The recent rise in bond yields has undergone a pause over the past couple of days with the latest China inflation data showing a surprise decline of -0.3% in January, while factory gate prices edged into positive territory for the first time in over a year.

US markets look set for a positive open on the back of today’s fairly positive European session, with investor attention likely to be on Fed chairman Jerome Powell’s comments to the economic club of New York, and more earnings reports from the likes of Uber and Coca Cola.

Last night we heard from Twitter and Lyft. Twitter managed to surprise on the upside in terms of advertising in Q4, with a 28% rise in revenues to $1.29bn, however it warned about slowing user growth in 2021, saying that the type of growth it saw last year as a result of the pandemic shutdowns was unlikely to be replicated in the next 12 months. Following on from last night’s numbers from Lyft, whose shares rose sharply in afterhours trading on better-than-expected revenues in Q4, Uber is also set to announce its latest Q4 numbers later today. Even without the pandemic Uber had already been haemorrhaging cash, before the economic lockdowns hit its cash flow even further. The ride hailing part of the business makes up the lion’s share of overall revenue, while its delivery or “eats” business is the small relation. In Q2 the company posted a net loss of $1.8bn as taxi bookings declined 73%, while delivery bookings saw a 113% rise. In Q3 these losses shrank but were still over $1bn, while revenues also came in short at $3.13bn. The company reiterated its guidance that it expects to be profitable on an EBITDA basis by the end of 2021, however given recent events it may well have to rethink that.

Its delivery business continues to go from strength to strength with a 190% rise in revenues year on year, and the acquisition of Postmates for $2.65bn likely to see a further uplift. Last week the company also paid $1.1bn for alcohol delivery company Drizly, as it looks to widen its delivery mix across the US. Despite Uber’s problems the shares have recovered well from their lows last year near $14 to be trading back above $50, and their IPO price. This seems rather counterintuitive when you consider the company appears no nearer to turning a profit than when it came out of the blocks in May 2019, however given that the company raised over $500m dollars in equity last year, for its freight operation suggesting that some investors in certain parts of Uber’s business have deeper pockets than others. Losses are expected to come in at $0.54c a share.

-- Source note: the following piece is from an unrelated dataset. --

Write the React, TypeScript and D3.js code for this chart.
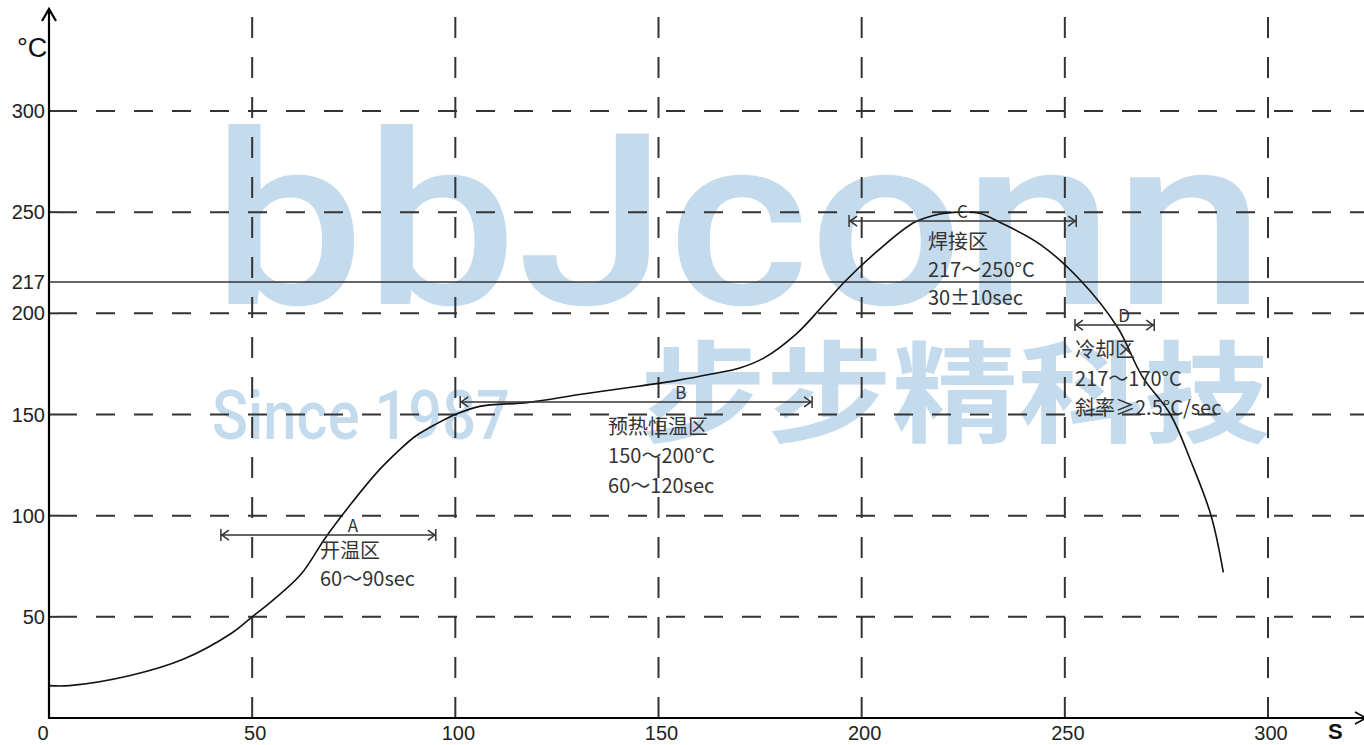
import React from "react";
import * as d3 from "d3";

// ---- data ----
const timeS = [0, 5, 20, 33, 45, 50, 55, 62, 68, 74, 81, 86, 90, 95, 100, 106, 118, 131, 145, 155, 163, 170, 176, 184, 191, 196, 204, 213, 219, 224, 229, 234, 244, 254, 263, 269, 276, 281, 286, 289];
const tempC = [16, 16, 21, 29, 42, 50, 58, 71, 89, 105, 122, 132, 139, 145, 150, 154, 156, 160, 164, 167, 170, 173, 178, 190, 205, 216, 231, 245, 249, 250, 249.5, 245, 234, 216, 193, 169, 150, 127, 100, 72];

const xTicks = [0, 50, 100, 150, 200, 250, 300];
const yGrid = [50, 100, 150, 200, 250, 300];
const yTickLabels = [50, 100, 150, 200, 217, 250, 300];
const liquidus = 217;

// zones: name, start, end, level (°C), letter position (s), text position (s)
const zoneNames = ["A", "B", "C", "D"];
const zoneStart = [42.3, 101.2, 196.9, 252.5];
const zoneEnd = [95.2, 187.8, 252.8, 272.0];
const zoneLevel = [90.4, 156.2, 245.6, 194.2];
const zoneLetterAt = [74.8, 155.5, 224.8, 264.6];
const zoneTextAt = [66.7, 137.6, 216.3, 252.5];
const zoneTexts = [
  ["开温区", "60～90sec"],
  ["预热恒温区", "150～200°C", "60～120sec"],
  ["焊接区", "217～250°C", "30±10sec"],
  ["冷却区", "217～170°C", "斜率≥2.5°C/sec"],
];

const W = 1364;
const H = 745;

export default function App() {
  const x = d3.scaleLinear().domain([0, 300]).range([49, 1268]);
  const y = d3.scaleLinear().domain([0, 300]).range([718, 111]);
  const x0 = x(0);
  const y0 = y(0);

  const pts = timeS.map((t, i) => [t, tempC[i]] as [number, number]);
  const line = d3
    .line<[number, number]>()
    .x((d) => x(d[0]))
    .y((d) => y(d[1]))
    .curve(d3.curveCatmullRom.alpha(0.5));

  const gridColor = "#333";
  const textColor = "#333";
  const wm = "#c4dbee";
  const tickFont = "Arial, 'Liberation Sans', sans-serif";
  const cjk = "'Noto Sans CJK SC', 'Noto Sans', sans-serif";

  const firstLineOffset = [23, 32, 28, 32];
  const lineStep = [28, 29.5, 28, 29];

  return (
    <svg
      width={W}
      height={H}
      style={{ position: "absolute", left: 0, top: 0, background: "#fff" }}
    >
      <rect width={W} height={H} fill="#fff" />

      {/* watermark */}
      <g fill={wm}>
        <text
          x={212}
          y={304}
          fontFamily="Roboto, 'Open Sans', sans-serif"
          fontWeight={500}
          fontSize={240}
          textLength={1053}
          lengthAdjust="spacingAndGlyphs"
        >
          bbJconn
        </text>
        <text
          x={212}
          y={439}
          fontFamily="Roboto, 'Open Sans', sans-serif"
          fontWeight={500}
          fontSize={68}
          textLength={298}
          lengthAdjust="spacingAndGlyphs"
        >
          Since 1987
        </text>
        <text
          x={640}
          y={434}
          fontFamily={cjk}
          fontWeight={700}
          fontSize={110}
          textLength={630}
          lengthAdjust="spacingAndGlyphs"
        >
          步步精科技
        </text>
      </g>

      {/* horizontal dashed grid */}
      {yGrid.map((v) => (
        <g key={"h" + v}>
          <line x1={x0} x2={x0 + 9} y1={y(v)} y2={y(v)} stroke={gridColor} strokeWidth={2} />
          <line
            x1={x0 + 9}
            x2={W}
            y1={y(v)}
            y2={y(v)}
            stroke={gridColor}
            strokeWidth={2}
            strokeDasharray="19 19"
          />
        </g>
      ))}

      {/* vertical dashed grid */}
      {xTicks
        .filter((v) => v > 0)
        .map((v) => (
          <line
            key={"v" + v}
            x1={x(v)}
            x2={x(v)}
            y1={y0}
            y2={10}
            stroke={gridColor}
            strokeWidth={2}
            strokeDasharray="21 19"
          />
        ))}

      {/* liquidus line */}
      <line x1={x0} x2={W} y1={y(liquidus) + 3} y2={y(liquidus) + 3} stroke="#333" strokeWidth={1.6} />

      {/* curve */}
      <path d={line(pts) || ""} fill="none" stroke="#111" strokeWidth={1.6} />

      {/* zones */}
      {zoneNames.map((n, i) => {
        const a = x(zoneStart[i]);
        const b = x(zoneEnd[i]);
        const ly = y(zoneLevel[i]);
        return (
          <g key={n}>
            <line x1={a} x2={b} y1={ly} y2={ly} stroke="#333" strokeWidth={1.5} />
            <line x1={a} x2={a} y1={ly - 6} y2={ly + 6} stroke="#333" strokeWidth={1.5} />
            <line x1={b} x2={b} y1={ly - 6} y2={ly + 6} stroke="#333" strokeWidth={1.5} />
            <polyline
              points={`${a + 8},${ly - 5} ${a + 1},${ly} ${a + 8},${ly + 5}`}
              fill="none"
              stroke="#333"
              strokeWidth={1.5}
            />
            <polyline
              points={`${b - 8},${ly - 5} ${b - 1},${ly} ${b - 8},${ly + 5}`}
              fill="none"
              stroke="#333"
              strokeWidth={1.5}
            />
            <text
              x={x(zoneLetterAt[i])}
              y={ly - 3}
              textAnchor="middle"
              fontFamily={cjk}
              fontSize={17}
              fill={textColor}
            >
              {n}
            </text>
            {zoneTexts[i].map((t, j) => (
              <text
                key={j}
                x={x(zoneTextAt[i])}
                y={ly + firstLineOffset[i] + j * lineStep[i]}
                fontFamily={cjk}
                fontSize={20}
                fill={textColor}
              >
                {t}
              </text>
            ))}
          </g>
        );
      })}

      {/* axes */}
      <line x1={x0} x2={x0} y1={y0 + 1} y2={9} stroke="#000" strokeWidth={2.2} />
      <polyline points={`${x0 - 7},${21} ${x0},${9} ${x0 + 7},${21}`} fill="none" stroke="#000" strokeWidth={2.2} />
      <line x1={x0 - 1} x2={W} y1={y0} y2={y0} stroke="#000" strokeWidth={2.2} />
      <polyline points={`${W - 9},${y0 - 6} ${W + 2},${y0} ${W - 9},${y0 + 6}`} fill="none" stroke="#000" strokeWidth={1.5} />

      {/* tick labels */}
      {yTickLabels.map((v) => (
        <text
          key={"yl" + v}
          x={x0 - 4}
          y={v === liquidus ? y(v) + 3 : y(v)}
          dy="0.35em"
          textAnchor="end"
          fontFamily={tickFont}
          fontSize={20}
          fill="#222"
        >
          {v}
        </text>
      ))}
      {xTicks.map((v) => (
        <text
          key={"xl" + v}
          x={v === 0 ? x(v) - 6 : x(v) + 3}
          y={y0 + 22}
          textAnchor="middle"
          fontFamily={tickFont}
          fontSize={20}
          fill="#222"
        >
          {v}
        </text>
      ))}

      {/* axis titles */}
      <text x={17} y={57} fontFamily={tickFont} fontSize={27} fill="#111">
        °C
      </text>
      <text x={1328} y={739} fontFamily={tickFont} fontWeight={700} fontSize={22} fill="#111">
        S
      </text>
    </svg>
  );
}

In Q3, Coca-Cola managed to beat expectations for its latest set of numbers, however it is clear that the pandemic is acting as a drag on its business. Q3 net sales fell 9%, to $8.65bn though demand for Coke Zero sugar and Coca-Cola managed to hold up quite well. Coffee and tea were hardest hit which isn’t surprising given the various closures forced onto its newly acquired Costa Coffee brand with traffic levels there unlikely to improve much before April of this year, assuming lockdown restrictions start to get eased. The company is in the process of slimming down its drink’s portfolio by about 50% with the focus on its more mainstream brands like Dasani, Coca Cola as well as fruit juice and tea and coffee. Profits are expected to come in at $0.42 a share.